Como le ocurriera a la de Cortés, la imagen de doña Marina comenzó a erosionarse en México durante el siglo XIX. La nueva nación política hispana procedió a reelaborar su historia y, en su afán por erradicar su pasado virreinal y ligarse a los tiempos prehispánicos, trazó un retrato en el que aquella mujer aparecía como traidora a la nación mexicana. A partir de entonces, el personaje de doña Marina dio un giro. Ignacio Ramírez (1818-1879), el Nigromante, en su obra La Noche Triste (1876), hizo que Cuitláhuac se enamorara de ella, sirviendo de objeto de discordia entre México y España. Otros, como Alfredo Chavero (1841-1906), autor de Xóchitl (1877), la utilizaron para armar un triángulo amoroso formado por Cortés, ella misma y Xóchitl, hermana de Cuauhtémoc. El dramaturgo nos la presentó como una mujer celosa que conduce a su rival al suicidio, amenaza con matar a su hijo e incluso confiesa haber tomado la espada de Cortés para matar a Moctezuma y a sus hijas durante la Noche Triste, crímenes que el autor da por hechos. Una mujer vengativa que sabe que, por su ciega pasión hacia el conquistador, ha traicionado a su patria. Una Malinche, en definitiva, que ofrece todos los atributos de ese arraigado y peyorativo malinchismo al que dio nombre.

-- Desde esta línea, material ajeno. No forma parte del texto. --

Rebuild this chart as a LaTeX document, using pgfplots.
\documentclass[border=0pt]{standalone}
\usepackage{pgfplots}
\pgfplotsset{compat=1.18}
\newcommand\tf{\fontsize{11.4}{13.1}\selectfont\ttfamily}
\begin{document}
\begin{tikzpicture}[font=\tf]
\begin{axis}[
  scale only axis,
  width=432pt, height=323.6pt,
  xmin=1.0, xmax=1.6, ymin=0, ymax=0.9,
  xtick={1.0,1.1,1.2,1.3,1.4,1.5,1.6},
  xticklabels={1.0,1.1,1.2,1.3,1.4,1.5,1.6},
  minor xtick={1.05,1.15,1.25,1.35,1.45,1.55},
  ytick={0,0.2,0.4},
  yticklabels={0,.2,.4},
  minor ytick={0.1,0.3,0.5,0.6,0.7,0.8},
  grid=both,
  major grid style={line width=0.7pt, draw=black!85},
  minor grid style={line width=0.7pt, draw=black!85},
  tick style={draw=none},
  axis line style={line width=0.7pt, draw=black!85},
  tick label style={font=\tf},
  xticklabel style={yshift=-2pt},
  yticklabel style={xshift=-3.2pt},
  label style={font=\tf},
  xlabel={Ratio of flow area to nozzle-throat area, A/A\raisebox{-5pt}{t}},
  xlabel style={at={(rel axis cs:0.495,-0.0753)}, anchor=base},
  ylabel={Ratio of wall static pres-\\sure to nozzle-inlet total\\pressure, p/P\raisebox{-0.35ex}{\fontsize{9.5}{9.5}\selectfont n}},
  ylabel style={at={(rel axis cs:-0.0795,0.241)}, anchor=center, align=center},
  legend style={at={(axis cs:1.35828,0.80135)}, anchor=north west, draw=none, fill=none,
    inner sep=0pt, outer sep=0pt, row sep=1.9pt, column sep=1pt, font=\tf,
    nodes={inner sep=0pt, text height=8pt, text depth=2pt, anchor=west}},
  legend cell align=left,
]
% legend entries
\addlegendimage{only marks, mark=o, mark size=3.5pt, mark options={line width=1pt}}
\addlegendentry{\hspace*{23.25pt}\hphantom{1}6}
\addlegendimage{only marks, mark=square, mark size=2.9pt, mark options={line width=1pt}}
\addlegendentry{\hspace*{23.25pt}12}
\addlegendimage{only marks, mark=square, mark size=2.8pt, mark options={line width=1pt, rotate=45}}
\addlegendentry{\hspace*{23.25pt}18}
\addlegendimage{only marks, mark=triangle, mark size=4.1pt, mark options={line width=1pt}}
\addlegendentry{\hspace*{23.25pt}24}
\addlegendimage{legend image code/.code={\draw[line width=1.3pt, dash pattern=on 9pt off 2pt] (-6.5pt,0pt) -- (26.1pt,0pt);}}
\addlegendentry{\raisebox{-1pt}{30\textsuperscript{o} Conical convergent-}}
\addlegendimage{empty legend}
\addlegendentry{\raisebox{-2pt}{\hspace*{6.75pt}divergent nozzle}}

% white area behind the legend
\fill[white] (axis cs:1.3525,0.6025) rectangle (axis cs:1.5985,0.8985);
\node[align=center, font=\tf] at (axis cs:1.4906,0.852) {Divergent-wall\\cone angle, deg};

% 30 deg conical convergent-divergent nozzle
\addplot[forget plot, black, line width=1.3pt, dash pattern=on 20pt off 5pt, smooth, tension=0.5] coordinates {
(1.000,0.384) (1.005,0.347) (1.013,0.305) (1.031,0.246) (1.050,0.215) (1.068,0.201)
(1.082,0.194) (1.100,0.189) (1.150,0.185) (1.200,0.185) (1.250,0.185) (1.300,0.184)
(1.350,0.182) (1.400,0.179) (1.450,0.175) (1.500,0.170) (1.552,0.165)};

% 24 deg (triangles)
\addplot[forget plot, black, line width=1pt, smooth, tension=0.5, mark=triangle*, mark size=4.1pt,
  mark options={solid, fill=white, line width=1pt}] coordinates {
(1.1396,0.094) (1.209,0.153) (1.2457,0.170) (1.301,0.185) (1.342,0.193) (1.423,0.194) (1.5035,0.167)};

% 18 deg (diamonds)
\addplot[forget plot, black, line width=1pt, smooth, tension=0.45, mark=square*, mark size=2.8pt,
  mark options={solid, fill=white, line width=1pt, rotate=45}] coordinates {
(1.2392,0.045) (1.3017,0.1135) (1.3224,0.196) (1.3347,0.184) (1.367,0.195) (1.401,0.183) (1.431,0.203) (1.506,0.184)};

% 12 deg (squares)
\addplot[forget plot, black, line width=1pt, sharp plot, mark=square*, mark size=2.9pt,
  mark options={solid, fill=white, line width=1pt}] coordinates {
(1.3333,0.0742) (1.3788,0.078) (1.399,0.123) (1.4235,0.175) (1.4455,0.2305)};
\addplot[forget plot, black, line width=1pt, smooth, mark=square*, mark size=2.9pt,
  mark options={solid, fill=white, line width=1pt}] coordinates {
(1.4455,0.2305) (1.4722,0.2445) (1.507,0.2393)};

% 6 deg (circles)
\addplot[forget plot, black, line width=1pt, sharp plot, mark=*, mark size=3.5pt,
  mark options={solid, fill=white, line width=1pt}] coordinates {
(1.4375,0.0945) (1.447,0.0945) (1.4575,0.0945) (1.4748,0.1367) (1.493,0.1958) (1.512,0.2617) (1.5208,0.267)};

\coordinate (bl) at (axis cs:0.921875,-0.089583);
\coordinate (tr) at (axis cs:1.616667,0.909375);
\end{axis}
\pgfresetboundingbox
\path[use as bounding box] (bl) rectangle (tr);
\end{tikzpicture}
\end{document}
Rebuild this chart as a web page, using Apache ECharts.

En efecto, doña Marina, la Malinche, ha servido para acuñar ese término, incorporado al Diccionario de la Real Academia: "Actitud de quien muestra apego a lo extranjero con menosprecio de lo propio". Popularmente convertida en la gran traidora de México, un análisis más equilibrado y ajustado a la realidad histórica en la que se desenvolvió nos devuelve la imagen de una mujer cuya labor fue decisiva en la conquista de un Imperio que supuso el paso previo a la implantación del Virreinato de la Nueva España, estructura sobre la cual se asientan los actuales Estados Unidos Mexicanos. La niña esclavizada, la amante de Cortés, tal es nuestra tesis, no pudo traicionar a una nación que, simplemente, no existía, pues lo que los españoles encontraron después de la batalla de Centla fue un mosaico de sociedades, en absoluto armónicas, que no constituían totalidad política alguna contra la que poder atentar. México, en suma, no es la restauración del Imperio mexica, por más que la sinécdoque lo insinúe.